Backflush Definition

Traditional standard costing systems track costs as products pass from raw materials, to work in progress, to finished goods, and finally to sales. Such systems are called ‘sequential tracking systems’ because the accounting system entries occur in the same order as purchases and production. Sequential tracking is common where management desires to track direct material and labor time to individual operations and products.

The implementation of a just-in-time philosophy necessitates changes. Backflush is a single step inventory process that typically occurs and the end of a production line.  To trigger the transactions a Work Order or Kanban card with a bar code or RFID tag are used.  When a product is packaged into a box or carton the operator wands the bar code.
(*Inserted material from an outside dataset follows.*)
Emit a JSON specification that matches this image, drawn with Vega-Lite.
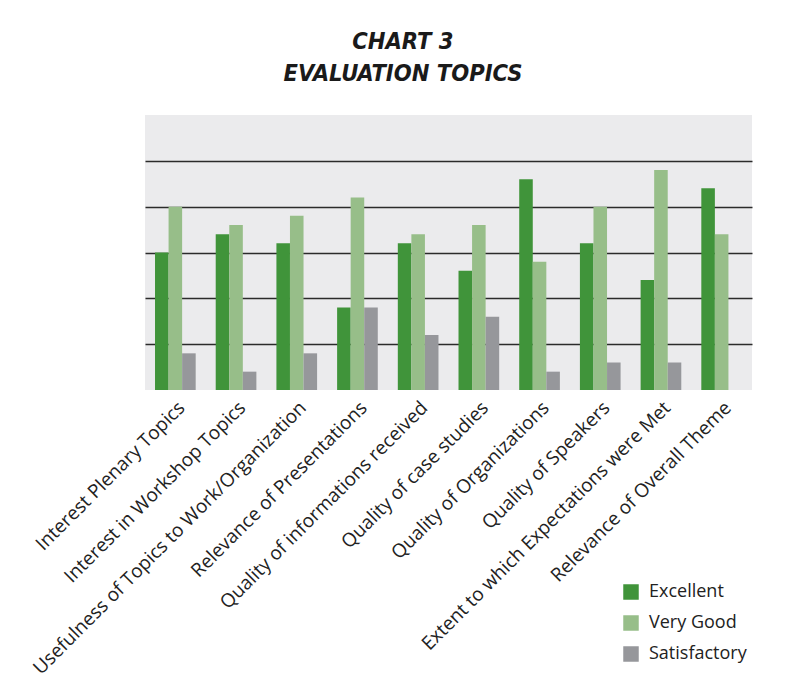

This triggers several events:

  • A Carton Label is Printed
  • Open Quantity on the Work Order is reduced
  • Materials on the bill of material are deducted from Raw Material Inventory
  • Finished goods inventory is increased by the carton quantity and standard cost
  • Cost of the Finished Goods is based on Standard Cost of materials, labor and overhead

Backflushing simplifies costing and inventory transactions since it ignores both labor variances and work-in-progress. While in a true just-in-time environment there would be no work-in-progress at all, there will, in practice, be a small amount of work-in-progress at any point in time. It is important that standard costs are close to actual costs to keep inventory costing reasonable accurate. Backflush accounting is ideally suited to a just-in-time philosophy and is employed where the overall cycle time is relatively short and inventory levels are low.

  • Material Variances are calculated regularly through physical counts and the resulting inventory adjustments.
  • Labor Variances are calculated monthly by comparing the labor absorbed at standard cost to the actual payroll expenditures listed in the GL accounts.